* [Short task]: Return the material exactly, first line through the line containing "plt.rcParams['font.family'] = ['Liberation", and nothing more. Pictures stay out.
::: Supplied information
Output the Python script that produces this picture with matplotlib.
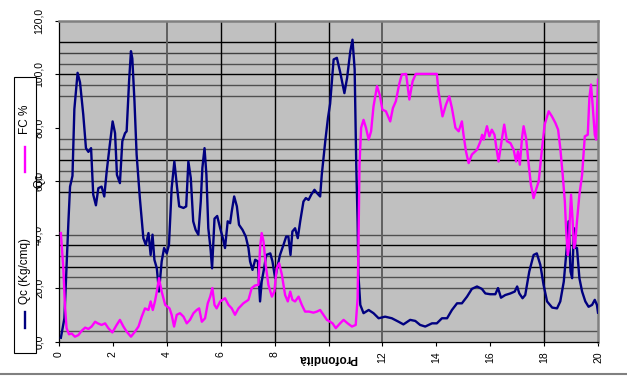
import matplotlib
matplotlib.use("Agg")
import matplotlib.pyplot as plt
from matplotlib.lines import Line2D
from matplotlib.patches import Rectangle

plt.rcParams['font.family'] = ['Liberation Sans', 'DejaVu Sans']

# ---------------- data ----------------
qc_x = [0.07, 0.2, 0.35, 0.41, 0.5, 0.57, 0.69, 0.78, 0.9, 1.0, 1.09, 1.19, 1.27, 1.37, 1.46, 1.58,
        1.68, 1.77, 1.87, 1.99, 2.08, 2.15, 2.26, 2.35, 2.45, 2.51, 2.6, 2.67, 2.72, 2.8, 2.88, 3.0,
        3.13, 3.22, 3.32, 3.4, 3.47, 3.54, 3.63, 3.71, 3.81, 3.9, 4.0, 4.08, 4.18, 4.28, 4.37, 4.46,
        4.62, 4.72, 4.8, 4.89, 4.98, 5.07, 5.17, 5.26, 5.32, 5.4, 5.47, 5.54, 5.62, 5.68, 5.77, 5.87,
        5.98, 6.08, 6.16, 6.26, 6.35, 6.41, 6.5, 6.6, 6.68, 6.81, 6.93, 7.03, 7.09, 7.18, 7.28, 7.38,
        7.46, 7.52, 7.61, 7.69, 7.84, 7.92, 8.02, 8.12, 8.2, 8.33, 8.43, 8.51, 8.59, 8.66, 8.76, 8.86,
        8.95, 9.07, 9.16, 9.26, 9.36, 9.48, 9.57, 9.69, 9.75, 9.88, 9.98, 10.06, 10.19, 10.31, 10.43,
        10.59, 10.69, 10.81, 10.89, 10.97, 11.03, 11.08, 11.11, 11.18, 11.3, 11.49, 11.67, 11.86,
        12.1, 12.35, 12.6, 12.78, 13.03, 13.22, 13.4, 13.59, 13.84, 14.02, 14.21, 14.4, 14.58, 14.77,
        14.95, 15.14, 15.32, 15.51, 15.69, 15.82, 16.0, 16.19, 16.29, 16.4, 16.56, 16.75, 16.91, 17.0,
        17.08, 17.2, 17.3, 17.45, 17.61, 17.73, 17.86, 17.98, 18.11, 18.3, 18.48, 18.6, 18.73, 18.85,
        18.91, 18.98, 19.04, 19.11, 19.16, 19.22, 19.31, 19.41, 19.53, 19.65, 19.78, 19.88, 19.96, 20.0]
qc = [1.4, 8.7, 45, 58, 62, 87, 100.6, 97, 85, 72.4, 71, 72.4, 55, 51, 57.4, 58,
      54.3, 63.7, 72.4, 82.4, 78, 62.4, 59.3, 75, 78, 78.7, 97.4, 108.7, 106, 90, 70, 53.7,
      38.7, 36.2, 40.6, 32.4, 40, 30.6, 27.4, 18.7, 30, 35, 33, 36.2, 57.4, 67.4, 58.7, 50.6,
      50, 50.6, 67.4, 61.2, 45, 41.8, 40, 52.4, 65, 72.4, 62.4, 42.4, 35, 27.4, 46, 47,
      42.4, 38.7, 35, 45, 44.3, 48.7, 54.3, 50.6, 43.7, 41.8, 39.3, 35, 30, 26.8, 30.6, 30,
      15, 22.4, 27.4, 32.4, 33, 30, 23.7, 28.7, 32.4, 36.2, 39.3, 39.3, 32.4, 41.2, 42.4, 38.7,
      45, 52.4, 53.7, 53, 55, 56.8, 55.6, 54.3, 62.4, 75, 83.7, 89, 105.6, 106.2, 101,
      93, 98.7, 108.7, 113, 102, 66, 45, 25, 13.7, 10.6, 11.8, 10.6, 8.7,
      9.3, 8.7, 7.4, 6.4, 8.1, 7.7, 6.2, 5.6, 6.8, 6.8, 8.7, 8.7, 11.8, 14.3,
      14.3, 16.8, 19.7, 20.6, 19.7, 18, 17.7, 17.7, 20, 16.4, 17.4, 18, 18.7, 20.6,
      18, 16.2, 17.4, 26.2, 32.4, 33, 28.7, 21.2, 15, 12.7, 12.4, 15, 22.4, 36.2,
      45, 26.2, 23.7, 42.4, 35, 35, 23.7, 18.7, 15, 13, 13.7, 15.6, 13.7, 10.8]

fc_x = [0.07, 0.16, 0.22, 0.28, 0.37, 0.47, 0.59, 0.72, 0.84, 0.97, 1.09, 1.21, 1.34, 1.44, 1.58,
        1.71, 1.83, 1.98, 2.14, 2.26, 2.39, 2.51, 2.67, 2.82, 2.95, 3.07, 3.19, 3.32, 3.4, 3.48,
        3.56, 3.63, 3.71, 3.81, 3.94, 4.1, 4.18, 4.27, 4.37, 4.49, 4.62, 4.74, 4.86, 4.99, 5.11,
        5.2, 5.3, 5.42, 5.52, 5.61, 5.69, 5.77, 5.85, 5.98, 6.16, 6.29, 6.41, 6.53, 6.66, 6.84,
        7.03, 7.15, 7.28, 7.4, 7.46, 7.52, 7.59, 7.67, 7.77, 7.9, 7.99, 8.08, 8.17, 8.27, 8.39,
        8.49, 8.58, 8.66, 8.76, 8.89, 9.01, 9.13, 9.28, 9.44, 9.57, 9.69, 9.81, 9.94, 10.06,
        10.15, 10.27, 10.43, 10.56, 10.71, 10.87, 11.01, 11.08, 11.11, 11.15, 11.21, 11.3, 11.39,
        11.49, 11.58, 11.67, 11.8, 11.9, 12.0, 12.13, 12.29, 12.39, 12.5, 12.62, 12.72, 12.88,
        13.0, 13.12, 13.24, 13.59, 14.02, 14.08, 14.23, 14.36, 14.48, 14.58, 14.71, 14.83, 14.95,
        15.01, 15.1, 15.2, 15.32, 15.51, 15.64, 15.7, 15.76, 15.88, 15.97, 16.06, 16.16, 16.23,
        16.31, 16.44, 16.52, 16.62, 16.75, 16.87, 16.96, 17.03, 17.1, 17.18, 17.24, 17.33, 17.43,
        17.51, 17.61, 17.7, 17.8, 17.9, 18.02, 18.17, 18.29, 18.42, 18.52, 18.6, 18.69, 18.77,
        18.82, 18.88, 18.92, 18.95, 19.0, 19.06, 19.11, 19.16, 19.22, 19.31, 19.41, 19.51, 19.62,
        19.68, 19.74, 19.8, 19.88, 19.93, 20.0]
fc = [40.6, 27.4, 13.7, 5, 2.7, 3, 1.8, 2.4, 4, 5.2, 4.7, 5.6, 7.4, 6.8, 6.2,
      6.8, 5, 3.4, 6.2, 8.1, 5.6, 3.7, 1.8, 3.7, 5.6, 9.3, 12.4, 11.8, 15, 11.8,
      15, 18.7, 23.7, 18.7, 13.7, 12.4, 10, 5.6, 10, 10.6, 9.3, 6.8, 8.1, 10.6, 11.8,
      12.4, 7.4, 8.7, 14.3, 16.8, 20, 13.7, 12.4, 15, 16.2, 13.7, 12.4, 10, 12.4, 14.3,
      15.6, 20, 21, 21.2, 35, 40.6, 37.4, 28.7, 21.2, 16.8, 18.7, 27.4, 29.3, 25, 17.4,
      15, 18.7, 15.6, 15, 16.8, 13.7, 11.2, 11.2, 10.8, 11.2, 11.8, 10, 8.1, 7.4,
      6.8, 5, 6.8, 8.1, 6.8, 5.6, 6.2, 16.2, 35, 66, 80, 83, 80,
      75.6, 78.7, 88, 95.6, 92.4, 86.8, 86.2, 82.4, 87.4, 90, 96.2, 100, 100.2,
      90.6, 97.4, 100.2, 100.2, 100.2, 93.7, 84.3, 88.7, 91.8, 87.4, 80, 78.7, 82.4,
      77.4, 71.2, 66.8, 70, 71.8, 75, 77.4, 75.6, 80.6, 76.8, 79.3, 77.4, 72.4,
      67.4, 76.2, 81.2, 75, 74.3, 71.8, 67.4, 71.2, 66.2, 76.2, 80.6, 76.2, 66.2,
      58.7, 53.7, 56.8, 60, 70, 81.2, 86.2, 84.3, 81.8, 79.3, 72.4, 62.4, 52.4,
      41.2, 32.4, 35, 45, 55, 45, 35, 37.4, 45, 55, 62.4, 76.8, 77.4,
      91.2, 96.2, 88.7, 77.4, 75.6, 98]

x_ticks = [0, 2, 4, 6, 8, 10, 12, 14, 16, 18, 20]
x_tick_labels = ['0', '2', '4', '6', '8', '10', '12', '14', '16', '18', '20']
y_ticks = [0, 20, 40, 60, 80, 100, 120]
y_tick_labels = ['0,0', '20,0', '40,0', '60,0', '80,0', '100,0', '120,0']

# ---------------- style (grid levels as drawn in the original) ----------------
hgrid = [(112, 'k'), (108, '#404040'), (104, '#505050'), (100, 'k'), (96, '#505050'),
         (92, '#505050'), (76, '#505050'), (72, '#505050'), (68, 'k'), (64, '#505050'),
         (60, '#404040'), (56, 'k'), (40, '#505050'), (36, 'k'), (32, '#505050'),
         (28, 'k'), (24, '#505050'), (20, '#505050'), (4, '#505050')]
vgrid = [(4, '#606060', 1.4), (6, 'k', 1.0), (8, 'k', 1.0), (10, 'k', 1.0),
         (12, '#606060', 1.4), (18, 'k', 1.0)]

W, H = 627, 378
fig = plt.figure(figsize=(W / 100, H / 100), dpi=100)
ax = fig.add_axes([59 / W, (H - 341.5) / H, (598 - 59) / W, (341.5 - 21) / H])
ax.set_facecolor('#c0c0c0')
ax.set_xlim(0, 20)
ax.set_ylim(0, 120)

for yv, c in hgrid:
    ax.axhline(yv, color=c, lw=1.0, zorder=1)
for xv, c, lw in vgrid:
    ax.axvline(xv, color=c, lw=lw, zorder=1)

ax.plot(qc_x, qc, color='#000080', lw=1.7, zorder=3, solid_joinstyle='round')
ax.plot(fc_x, fc, color='#ff00ff', lw=1.7, zorder=4, solid_joinstyle='round')

ax.set_xticks(x_ticks)
ax.set_xticklabels(x_tick_labels, rotation=90, fontsize=7.5)
ax.set_yticks(y_ticks)
ax.set_yticklabels(y_tick_labels, rotation=90, fontsize=7.5, va='center')
ax.tick_params(axis='x', length=3, width=0.8, pad=4, color='k')
ax.tick_params(axis='y', length=3, width=0.8, pad=8, color='k')

for s in ['top', 'right']:
    ax.spines[s].set_color('#808080')
    ax.spines[s].set_linewidth(1.8)
for s in ['left', 'bottom']:
    ax.spines[s].set_color('k')
    ax.spines[s].set_linewidth(0.9)

# axis titles
fig.text(328 / W, 1 - 358 / H, 'Profondità', rotation=180, ha='center', va='center',
         fontsize=8.5, fontweight='bold',
         bbox=dict(facecolor='white', edgecolor='none', pad=0.5))
fig.text(40 / W, 1 - 181 / H, 'Qc', rotation=90, ha='center', va='center', fontsize=8.5)

# legend box
fig.patches.append(Rectangle((14 / W, 1 - 353 / H), (36 - 14) / W, (353 - 77) / H,
                             transform=fig.transFigure, facecolor='white',
                             edgecolor='k', lw=0.8))
fig.lines.append(Line2D([25 / W, 25 / W], [1 - 172 / H, 1 - 147 / H],
                        transform=fig.transFigure, color='#ff00ff', lw=1.7))
fig.text(25 / W, 1 - 119 / H, 'FC %', rotation=90, ha='center', va='center', fontsize=8.5)
fig.lines.append(Line2D([25 / W, 25 / W], [1 - 328 / H, 1 - 312 / H],
                        transform=fig.transFigure, color='#000080', lw=1.7))
fig.text(25 / W, 1 - 271 / H, 'Qc (Kg/cmq)', rotation=90, ha='center', va='center', fontsize=8.5)

# bottom frame line
fig.lines.append(Line2D([0, 1], [1 - 374 / H, 1 - 374 / H], transform=fig.transFigure,
                        color='#808080', lw=1.5))

fig.savefig('out.png', dpi=100)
::::::
* [Exercise response]:
Output the Python script that produces this picture with matplotlib.
import matplotlib
matplotlib.use("Agg")
import matplotlib.pyplot as plt
from matplotlib.lines import Line2D
from matplotlib.patches import Rectangle

plt.rcParams['font.family'] = ['Liberation Sans', 'DejaVu Sans']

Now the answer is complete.